A dimostrazione delle difficoltà di finanziamento, la settimana scorsa il Federal Home Loan Bank System (FHLB) ha emesso 304 miliardi di dollari di debito. La FHLB è stata creata per promuovere i prestiti ipotecari ed è una fonte fondamentale di liquidità per le banche regionali. Il debito emesso la scorsa settimana comprendeva titoli di credito, con scadenza inferiore a un anno, e 151 miliardi di dollari di obbligazioni a più lungo termine.
Intanto il discount window borrowing, il supporto alla liquidità offerto dalla Fed al sistema bancario, raggiunge un massimo storico. Addirittura, superiore a quello del 2008.

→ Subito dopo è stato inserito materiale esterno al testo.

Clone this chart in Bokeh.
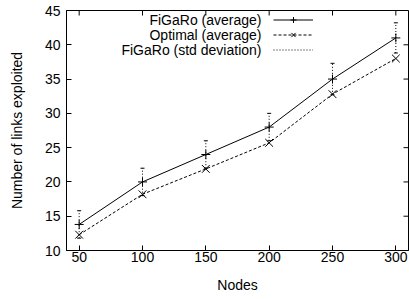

In Europa l’attenzione degli investitori, dopo essersi ieri focalizzata sugli AT1, potrebbe spostarsi sui buyback. Andando con ordine, ieri Goldman Sachs ha rivisto i valori AT1 nei bilanci delle principali banche europee, con Unicredit che non sembra mostrare valori superiori alla media, a differenza di Intesa San Paolo. Con le preoccupazioni sulla stabilità e sulla necessità di trasmettere fiducia al mercato ci si potrebbe chiedere se la BCE possa valutare di bloccare le distribuzioni dei dividendi o almeno rivedere i vari piani di buyback dei vari istituti finanziari.
Il rendimento del Tesoro USA a 2 anni ha chiuso la giornata al 4%, ma è sceso al 3,63% nel corso della giornata, a sottolineare che la volatilità persiste. Questa mattina, il sentimento positivo si è riversato in Asia, dove i mercati azionari sono ampiamente in verde e i futures azionari indicano un’apertura verde negli Stati Uniti e in Europa.